*Extracted records*:
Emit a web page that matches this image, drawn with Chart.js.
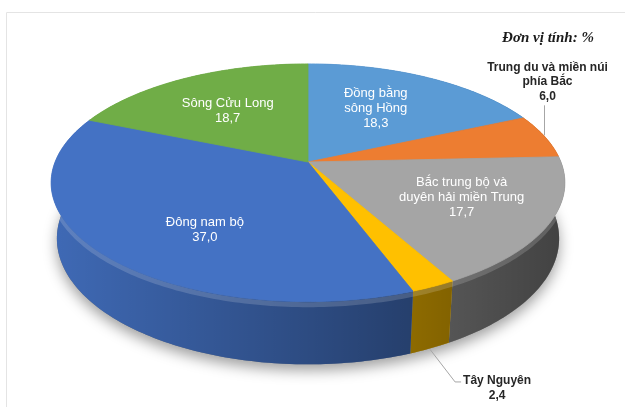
<!DOCTYPE html>
<html>
<head>
<meta charset="utf-8">
<script src="https://cdn.jsdelivr.net/npm/chart.js@4.4.1/dist/chart.umd.min.js"></script>
<style>
  html, body { margin: 0; padding: 0; background: #ffffff; overflow: hidden; }
  canvas { display: block; }
</style>
</head>
<body>
<canvas id="chart" width="625" height="407"></canvas>
<script>
// Regions (each name split into its display lines) and their shares, in %
const regions = [
  ['Đồng bằng', 'sông Hồng'],
  ['Trung du và miền núi', 'phía Bắc'],
  ['Bắc trung bộ và', 'duyên hải miền Trung'],
  ['Tây Nguyên'],
  ['Đông nam bộ'],
  ['Sông Cửu Long']
];
const shares = [18.3, 6.0, 17.7, 2.4, 37.0, 18.7];
const sliceColors = ['#5B9BD5', '#ED7D31', '#A5A5A5', '#FFC000', '#4472C4', '#70AD47'];
const unitNote = 'Đơn vị tính: %';

// How each value label is placed: inside the slice, or on a leader line
const labelPlacement = [
  { kind: 'inside', r: 0.6, dx: -8, dy: 0 },
  { kind: 'above' },
  { kind: 'inside', r: 0.6, dx: 14, dy: 0 },
  { kind: 'below' },
  { kind: 'inside', r: 0.6, dx: 15, dy: 16 },
  { kind: 'inside', r: 0.6, dx: -3, dy: 2 }
];

// Perspective view of the pie: tilt of the disc, camera distance, lens, thickness
const TILT = 27.1 * Math.PI / 180;
const SIN_T = Math.sin(TILT), COS_T = Math.cos(TILT);
const DIST = 5.1, LENS = 12.9, DEPTH = 0.25;

const fmt = v => v.toFixed(1).replace('.', ',');

function projector(arc) {
  const cx = arc.x, cy = arc.y, F = arc.outerRadius * LENS;
  // a: library angle (clockwise from +x), r: fraction of radius, h: height (0 = top face)
  return (a, r, h) => {
    const u = r * Math.cos(a), v = -r * Math.sin(a);
    const yc = v * SIN_T + h * COS_T;
    const z = DIST + v * COS_T - h * SIN_T;
    return [cx + F * u / z, cy - F * yc / z];
  };
}

function rim(P, a1, a2, r, h) {
  const n = Math.max(2, Math.ceil(Math.abs(a2 - a1) / (Math.PI / 180)));
  const pts = [];
  for (let i = 0; i <= n; i++) pts.push(P(a1 + (a2 - a1) * i / n, r, h));
  return pts;
}

function tracePath(ctx, pts, close = true) {
  ctx.beginPath();
  ctx.moveTo(pts[0][0], pts[0][1]);
  for (let i = 1; i < pts.length; i++) ctx.lineTo(pts[i][0], pts[i][1]);
  if (close) ctx.closePath();
}

const frame = {
  id: 'frame',
  beforeDraw(chart) {
    const ctx = chart.ctx;
    ctx.save();
    ctx.strokeStyle = '#e4e4e4';
    ctx.lineWidth = 1;
    ctx.beginPath();
    ctx.moveTo(6.5, 407);
    ctx.lineTo(6.5, 12.5);
    ctx.lineTo(625, 12.5);
    ctx.stroke();
    ctx.restore();
  }
};

const pie3d = {
  id: 'pie3d',
  beforeDatasetsDraw(chart) {
    const ctx = chart.ctx;
    const arcs = chart.getDatasetMeta(0).data;
    const P = projector(arcs[0]);
    const cx = arcs[0].x, cy = arcs[0].y;
    const halfW = arcs[0].outerRadius * LENS / DIST;

    ctx.save();
    // soft shadow under the disc
    ctx.save();
    ctx.shadowColor = 'rgba(0,0,0,0.38)';
    ctx.shadowBlur = 14;
    ctx.shadowOffsetY = 6;
    tracePath(ctx, rim(P, 0, Math.PI * 2, 1, -DEPTH));
    ctx.fillStyle = '#777';
    ctx.fill();
    ctx.restore();

    // side walls, darker toward the right
    const shade = ctx.createLinearGradient(cx - halfW, 0, cx + halfW, 0);
    shade.addColorStop(0, 'rgba(0,0,0,0.08)');
    shade.addColorStop(1, 'rgba(0,0,0,0.60)');
    const wallPaths = [];
    arcs.forEach((arc, i) => {
      const top = rim(P, arc.startAngle, arc.endAngle, 1, 0);
      const bottom = rim(P, arc.endAngle, arc.startAngle, 1, -DEPTH);
      const pts = top.concat(bottom);
      wallPaths.push(pts);
      tracePath(ctx, pts);
      ctx.fillStyle = sliceColors[i];
      ctx.fill();
      ctx.fillStyle = shade;
      ctx.fill();
    });

    // faint bevel along the upper edge of the front wall
    ctx.save();
    ctx.beginPath();
    wallPaths.forEach(pts => {
      ctx.moveTo(pts[0][0], pts[0][1]);
      for (let k = 1; k < pts.length; k++) ctx.lineTo(pts[k][0], pts[k][1]);
      ctx.closePath();
    });
    ctx.clip();
    tracePath(ctx, rim(P, -0.1, Math.PI + 0.1, 1, -0.012), false);
    ctx.strokeStyle = 'rgba(255,255,255,0.16)';
    ctx.lineWidth = 5;
    ctx.stroke();
    ctx.restore();

    // top faces
    arcs.forEach((arc, i) => {
      const pts = [[cx, cy]].concat(rim(P, arc.startAngle, arc.endAngle, 1, 0));
      tracePath(ctx, pts);
      ctx.fillStyle = sliceColors[i];
      ctx.fill();
      ctx.strokeStyle = sliceColors[i];
      ctx.lineWidth = 0.8;
      ctx.stroke();
    });
    ctx.restore();
    return false;
  },
  afterDraw(chart) {
    const ctx = chart.ctx;
    const arcs = chart.getDatasetMeta(0).data;
    const P = projector(arcs[0]);
    const inner = '13px "Liberation Sans", Arial, sans-serif';
    const outer = 'bold 12px "Liberation Sans", Arial, sans-serif';
    ctx.save();
    ctx.textAlign = 'center';
    ctx.textBaseline = 'middle';

    arcs.forEach((arc, i) => {
      const place = labelPlacement[i];
      const mid = (arc.startAngle + arc.endAngle) / 2;
      const lines = regions[i].concat([fmt(shares[i])]);
      if (place.kind === 'inside') {
        const [x, y] = P(mid, place.r, 0);
        const lh = 15;
        const y0 = y + place.dy - (lines.length - 1) * lh / 2;
        ctx.font = inner;
        ctx.fillStyle = '#ffffff';
        lines.forEach((t, k) => ctx.fillText(t, x + place.dx, y0 + k * lh));
      } else if (place.kind === 'above') {
        const [ax, ay] = P(mid, 1, 0);
        ctx.strokeStyle = '#a6a6a6';
        ctx.lineWidth = 1;
        ctx.beginPath();
        ctx.moveTo(Math.round(ax) + 0.5, ay - 1);
        ctx.lineTo(Math.round(ax) + 0.5, ay - 31);
        ctx.stroke();
        const lh = 14.5;
        ctx.font = outer;
        ctx.fillStyle = '#262626';
        const yLast = ay - 40;
        lines.forEach((t, k) => ctx.fillText(t, ax + 3, yLast - (lines.length - 1 - k) * lh));
      } else {
        const [ax, ay] = P(mid, 1, -DEPTH);
        const ex = ax + 25, ey = ay + 33;
        ctx.strokeStyle = '#a6a6a6';
        ctx.lineWidth = 1;
        ctx.beginPath();
        ctx.moveTo(ax, ay + 1);
        ctx.lineTo(ex, ey + 0.5);
        ctx.lineTo(ex + 6, ey + 0.5);
        ctx.stroke();
        ctx.font = outer;
        ctx.fillStyle = '#262626';
        const w = ctx.measureText(lines[0]).width;
        const tx = ex + 8 + w / 2;
        lines.forEach((t, k) => ctx.fillText(t, tx, ey - 1 + k * 15));
      }
    });

    ctx.font = 'italic bold 15px "Liberation Serif", "Times New Roman", serif';
    ctx.fillStyle = '#1a1a1a';
    ctx.fillText(unitNote, 548, 38);
    ctx.restore();
  }
};

new Chart(document.getElementById('chart'), {
  type: 'pie',
  data: {
    labels: regions,
    datasets: [{
      data: shares,
      backgroundColor: sliceColors,
      borderWidth: 0
    }]
  },
  options: {
    responsive: false,
    animation: false,
    events: [],
    layout: { padding: { left: 208, right: 217, top: 62, bottom: 145 } },
    plugins: {
      legend: { display: false },
      tooltip: { enabled: false }
    }
  },
  plugins: [frame, pie3d]
});
</script>
</body>
</html>
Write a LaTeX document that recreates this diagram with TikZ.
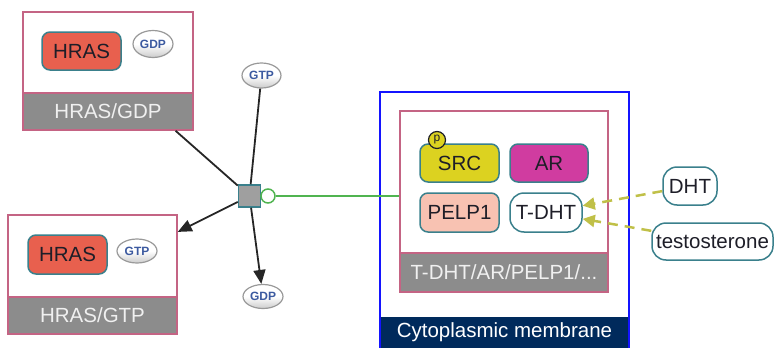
\documentclass[tikz,border=0pt]{standalone}
\usepackage{fontspec}
\setmainfont{Liberation Sans}
\usetikzlibrary{arrows.meta,shapes.geometric}

\definecolor{cplxline}{RGB}{196,100,132}
\definecolor{bandgray}{RGB}{140,140,140}
\definecolor{bandtext}{RGB}{240,240,240}
\definecolor{protline}{RGB}{58,128,140}
\definecolor{hrasred}{RGB}{232,96,78}
\definecolor{srcyel}{RGB}{220,210,32}
\definecolor{armag}{RGB}{208,60,160}
\definecolor{pelppink}{RGB}{248,194,178}
\definecolor{compblue}{RGB}{20,20,255}
\definecolor{compnavy}{RGB}{0,42,92}
\definecolor{olive}{RGB}{192,192,72}
\definecolor{grn}{RGB}{80,180,80}
\definecolor{molblue}{RGB}{60,90,160}
\definecolor{txt}{RGB}{30,30,40}

\newcommand{\bigtxt}{\fontsize{20.5}{24}\selectfont}
\newcommand{\smalltxt}{\fontsize{12}{14}\selectfont}

\begin{document}
\begin{tikzpicture}[x=1pt,y=-1pt,
  cplx/.style={draw=cplxline,line width=1.5pt,fill=white,inner sep=0pt},
  band/.style={draw=cplxline,line width=1.5pt,fill=bandgray,text=bandtext,inner sep=0pt,font=\bigtxt},
  prot/.style={draw=protline,line width=1.5pt,rounded corners=8pt,inner sep=0pt,text=txt,font=\bigtxt},
  pill/.style={prot,rounded corners=14pt},
  mol/.style={ellipse,draw=gray!80,line width=1.2pt,top color=white,bottom color=gray!40,middle color=white,inner sep=0pt,text=molblue,font=\smalltxt\bfseries},
  conn/.style={draw=black!85,line width=1.8pt},
  tip/.style={-{Triangle[length=14pt,width=12pt]}},
  dasharr/.style={draw=olive,line width=2.5pt,dash pattern=on 10pt off 7pt,-{Triangle[length=12pt,width=12pt]}}
]
\useasboundingbox (0,0) rectangle (774,348);

% compartment
\node[draw=compblue,line width=1.5pt,minimum width=249pt,minimum height=256pt,inner sep=0pt] (comp) at (504.5,220) {};
\node[fill=compnavy,text=white,font=\bigtxt,minimum width=247pt,minimum height=31pt,inner sep=0pt] (compband) at (504.5,332) {Cytoplasmic membrane};

% HRAS/GDP complex
\node[cplx,minimum width=170pt,minimum height=118pt] (gdpcplx) at (108,71) {};
\node[band,minimum width=170pt,minimum height=37pt] (gdpband) at (108,111.5) {HRAS/GDP};
\node[prot,fill=hrasred,minimum width=79pt,minimum height=38pt] (hras1) at (81.5,51) {HRAS};
\node[mol,minimum width=40pt,minimum height=27pt] (gdp1) at (153,44) {GDP};

% HRAS/GTP complex
\node[cplx,minimum width=169pt,minimum height=119pt] (gtpcplx) at (92.5,274.5) {};
\node[band,minimum width=169pt,minimum height=37pt] (gtpband) at (92.5,315.5) {HRAS/GTP};
\node[prot,fill=hrasred,minimum width=79pt,minimum height=39pt] (hras2) at (67.5,254.5) {HRAS};
\node[mol,minimum width=40pt,minimum height=24pt] (gtp2) at (137,251) {GTP};

% T-DHT/AR/PELP1/SRC complex
\node[cplx,minimum width=208pt,minimum height=181pt] (incplx) at (504,201.5) {};
\node[band,minimum width=208pt,minimum height=39pt] (inband) at (504,272.5) {T-DHT/AR/PELP1/...};
\node[prot,fill=srcyel,minimum width=79pt,minimum height=38pt] (src) at (459.5,163) {SRC};
\node[prot,fill=armag,minimum width=78pt,minimum height=38pt] (ar) at (549,163) {AR};
\node[prot,fill=pelppink,minimum width=79pt,minimum height=39pt] (pelp) at (459.5,212.5) {PELP1};
\node[pill,fill=white,minimum width=72pt,minimum height=39pt] (tdht) at (546,212.5) {T-DHT};
\node[circle,draw=txt,line width=1.2pt,fill=srcyel,minimum size=17pt,inner sep=0pt,font=\smalltxt,text=txt] (psite) at (437,140) {p};

% small molecules
\node[mol,minimum width=39pt,minimum height=25pt] (gtptop) at (261.5,75.5) {GTP};
\node[mol,minimum width=40pt,minimum height=24pt] (gdpbot) at (263,296.5) {GDP};
\node[pill,fill=white,minimum width=54pt,minimum height=38pt] (dht) at (690,186) {DHT};
\node[pill,fill=white,minimum width=121pt,minimum height=37pt] (testo) at (712.5,241.5) {testosterone};

% process
\node[draw=protline,line width=1.5pt,fill=gray!75,minimum size=22pt,inner sep=0pt] (sq) at (249.5,196) {};
\draw[conn] (gdpcplx) -- (sq);
\draw[conn] (gtptop) -- (sq);
\draw[conn,tip] (sq) -- (gtpcplx);
\draw[conn,tip] (sq) -- (gdpbot);
\node[circle,draw=grn,line width=1.5pt,fill=white,minimum size=14pt,inner sep=0pt] (mod) at (268,196) {};
\draw[grn,line width=1.5pt] (mod.east) -- (incplx.west |- mod.east);
\draw[dasharr] (dht) -- (tdht);
\draw[dasharr] (testo) -- (tdht);
\end{tikzpicture}
\end{document}
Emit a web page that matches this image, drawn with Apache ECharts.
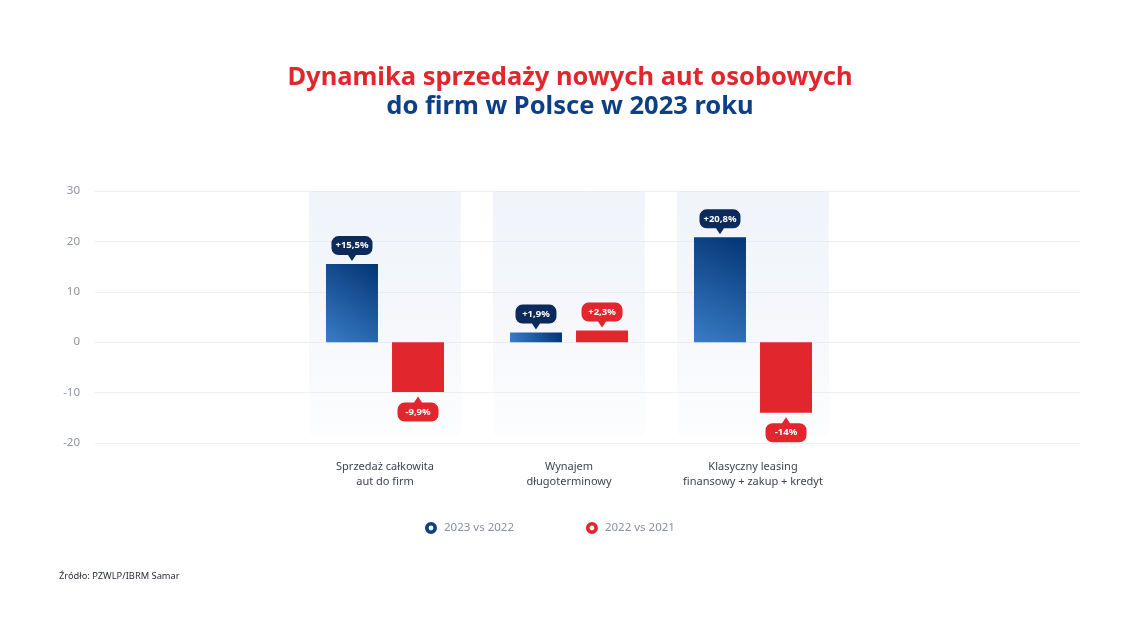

*Exercise*: Go through the records above and copy every line with the word "matches".

*Result*:
Emit a web page that matches this image, drawn with Chart.js.
Emit a web page that matches this image, drawn with Apache ECharts.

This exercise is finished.